Note that “Proto-Ñyqy” is the usual and most widely accepted spelling of the name of the language and culture, but other spellings are accepted such as “Proto Ñy Qy”, “Proto Ñy Ħy”, “Proto Ḿy Qy”, or “Proto Ḿy Ħy”, each with their equivalent with one word only after the “Proto” part. As we’ll see later in Phonology: Consonants, the actual pronunciation of consonants is extremely uncertain, and each one of these orthographies are based on one of the possible pronunciations of the term *ñyqy. In this book, we’ll use the so called “coronal-only” orthography, unless mentionned otherwise. Some people also have the very bad habit of dubbing this language and culture as simply “Ñyqy” (or one of its variants), but this is very wrong, as the term “Ñyqy” designates the whole familiy of languages and cultures that come from the Proto-Ñyqy people. The Tiltinian languages are as much Tiltinian as they are Ñyqy languages, but that does not mean they are the same as the Proto-Ñyqy language, even if they are relatively close in terms of time. When speaking about something that is “Ñyqy”, we are generally speaking about daughter languages and cultures and not about the Proto-Ñyqy language and culture itself.
Note also we usually write this language with groups of morphemes, such as a noun group, as one word like we do with *ñyqy.
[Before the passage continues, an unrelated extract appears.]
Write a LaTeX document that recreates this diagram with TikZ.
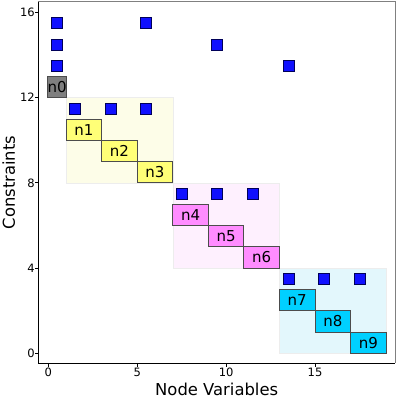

However, when needed we might separate the morphemes by a dash, such as in *ñy-qy.
Reconstructing the Culture Associated to the Language
While the comparative method described in Principles of Historical Linguistics work on languages, we also have good reasons to believe they also work of culture: if elements of different cultures that share a language from the same family also share similar cultural elements, we have good reasons to believe these elements were inherited from an earlier stage of a common culture. This is an entire field of research in its own right, of course, but linguistics also come in handy when trying to figure out the culture of the Ñyqy people: the presence of certain words can indicate the presence of what they meant, while the impossibility of recreating a word at this stage of the language might indicate it only appeared in later stages of its evolution, and it only influenced parts of the decendents of the culture and language. For instance, the lack of word for “honey” in Proto-Ñyqy but the ability to reconstruct a separate word for both the northern and southern branches strongly suggests both branches discovered honey only after the Proto-Ñyqy language split up into different languages, and its people in different groups, while the easy reconstruction of *mygú signifying monkey strongly suggests both branches knew about this animal well before these two groups split up. More on their culture in Culture and People.